The Orthodox Union (OU), Rabbinical Council of America (RCA) and National Council of Young Israel have all in turn responded to Open Orthodoxy by severing their ties with the Open Orthodox institutions. The RCA does not accredit the rabbinic qualifications of Yeshivat Chovevei Torah or Yeshivat Maharat graduates, the OU and Young Israel do not accept females as rabbinic clergy, and Young Israel Synagogues no longer accept candidates with YCT accreditation.

Furthermore, in response to Open Orthodoxy new organizations have arisen within Orthodox Judaism as a result of the desire to actively and emphatically voice opposition or critiques against Open Orthodox positions or actions when the pre-existing Orthodox organizations have been slow to voice decisive opinions. These include the Coalition for Jewish Values (CJV) and Traditional Orthodox Rabbis of America (TORA).

=== Response to Orthodox criticism ===
According to Marc Shapiro, Avrohom Gordimer "has assumed the mantle of defender of the faith" and "sees his goal as exposing the non-Orthodox nature of Open Orthodoxy". Shapiro stated that to "deny them the simple courtesy of mentioning their names … is in my opinion simply disgraceful". Gordimer responded in an article in Cross Currents. Ysoscher Katz, Chair, Department of Talmud, Yeshivat Chovevei Torah Rabbinical School, has also threatened legal action against Cross Currents despite claims on Facebook that he was open to these debates, if they "continue to publish Avrohom Gordimer’s libelous and unfounded accusations against me."

In contrast to the negative stance of the Orthodox rabbinic community, Steven Bayme, National Director of Jewish Communal Affairs at the American Jewish Committee, sees Open Orthodoxy as the most authentic form of Modern Orthodoxy. In reference to the installation of Asher Lopatin as incoming president of Yeshivat Chovevei Torah Rabbinical School, Bayme said: "The event demonstrated the power of an Orthodoxy that is truly modern, in the sense of synthesizing modern scholarship and culture with Judaic tradition and learning, and an 'Open Orthodoxy', open to all Jews and open to hearing other viewpoints."

Two years later Lopatin resigned from the Rabbinical Council of America.
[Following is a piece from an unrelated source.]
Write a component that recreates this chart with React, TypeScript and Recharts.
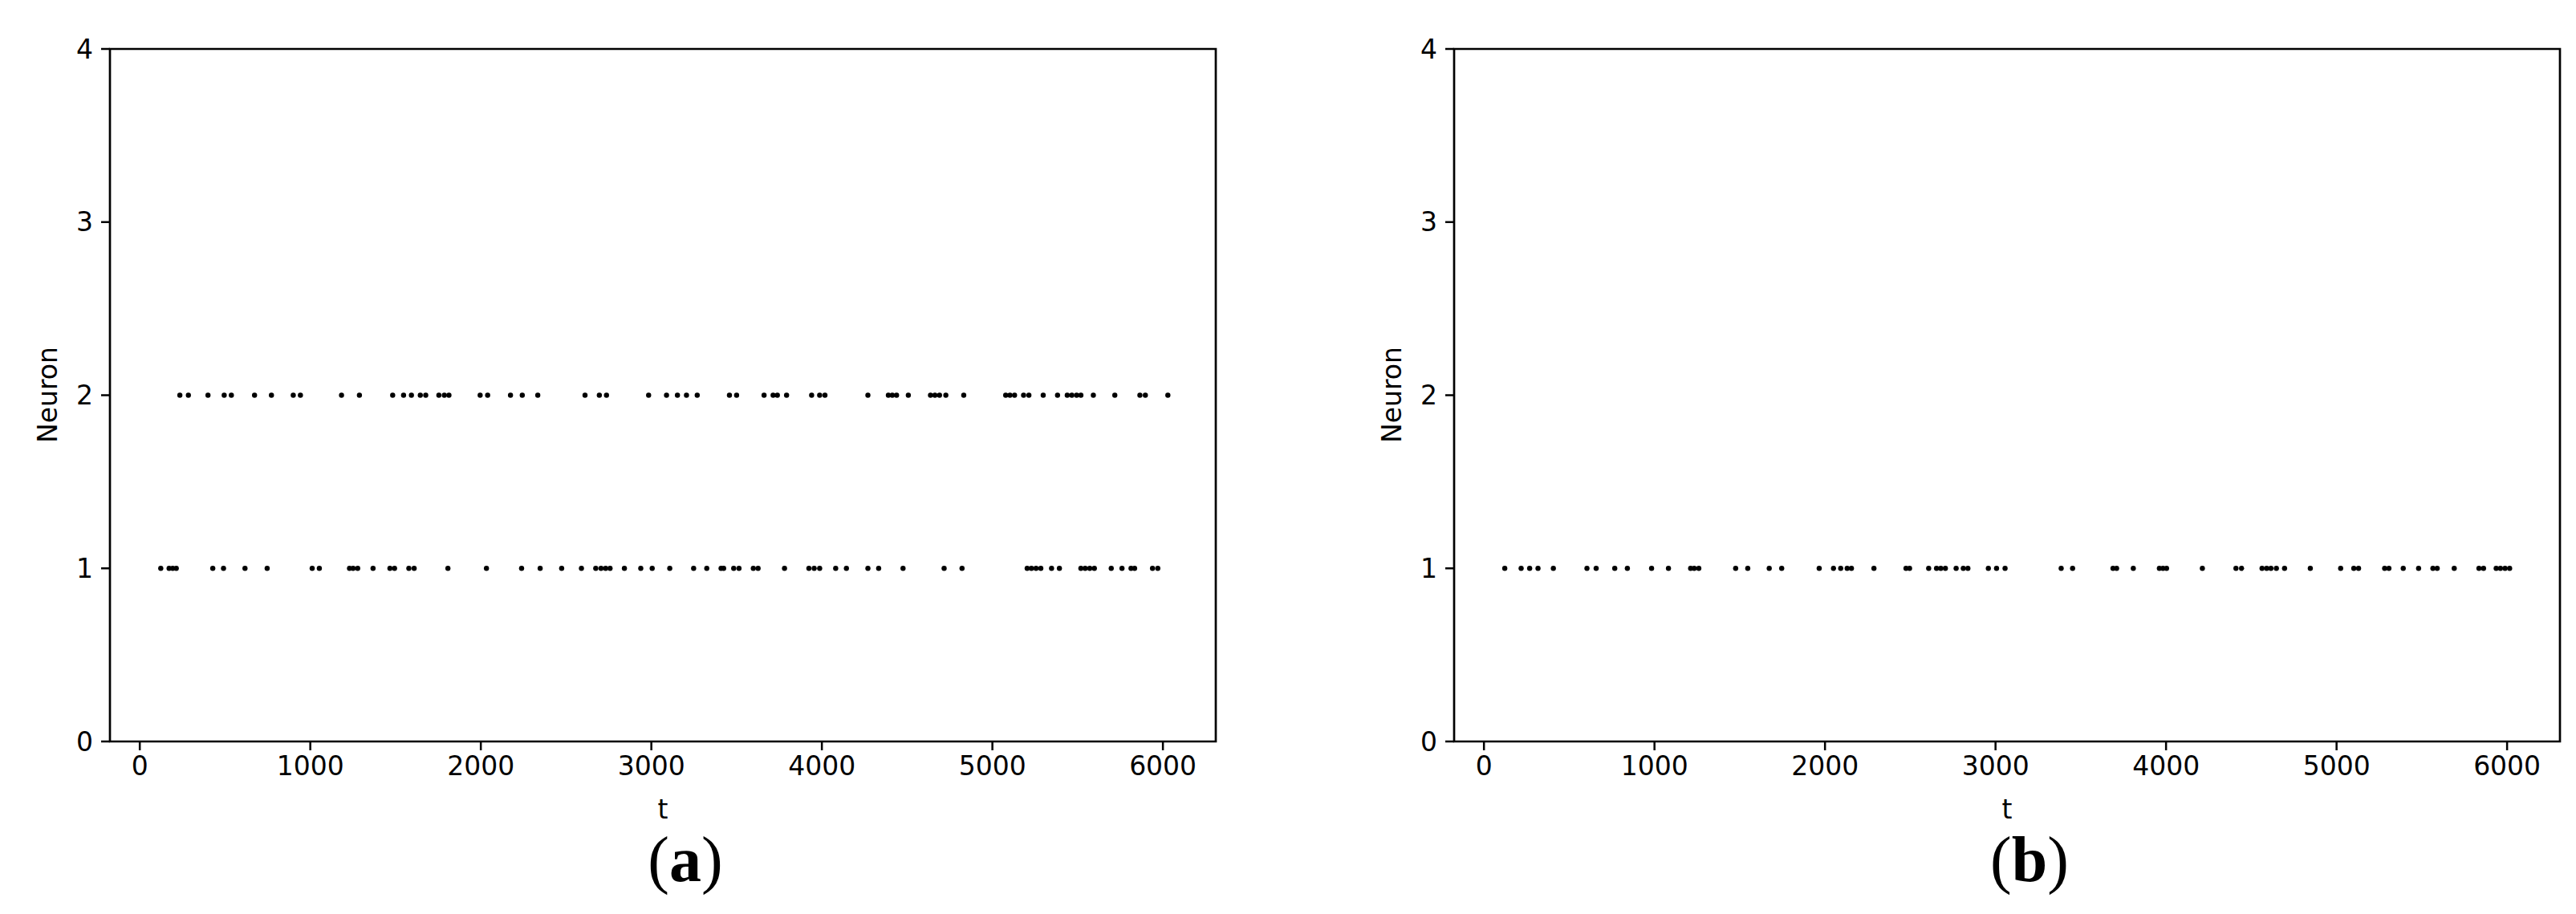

YCT, itself, the brainchild of Weiss, however, ultimately reacted to the severe Orthodox disapproval by attempting, at least in name, to distance itself from the term "Open Orthodoxy". The school has removed all references to Open Orthodoxy on its website, replacing "open" with "modern". In an interview with the Jewish Week in August 2017, Asher Lopatin, the school's president said: “When they say, ‘Open Orthodox,’ I say, ‘We are Modern Orthodox. We are a full part of Modern Orthodoxy.’” Modern and mainstream orthodox leaders dispute that affiliation.

The Hebrew Institute of Riverdale, where Weiss served as rabbi ("Senior Rabbi") until his retirement in 2015, and where he continues as "Rabbi in Residence", continues to define itself as "an open Orthodox synagogue."

===International Rabbinic Fellowship===

Together with Marc D. Angel, Weiss established the International Rabbinic Fellowship (IRF), which is open to graduates of Yeshivat Chovevei Torah. Founded in 2007, its current president is Rabbi Yonah Berman.

IRF is a fellowship of Open Orthodox Judaism, rabbis and spiritual leaders. It admits female members, supports the ordination of women and their role in the clergy.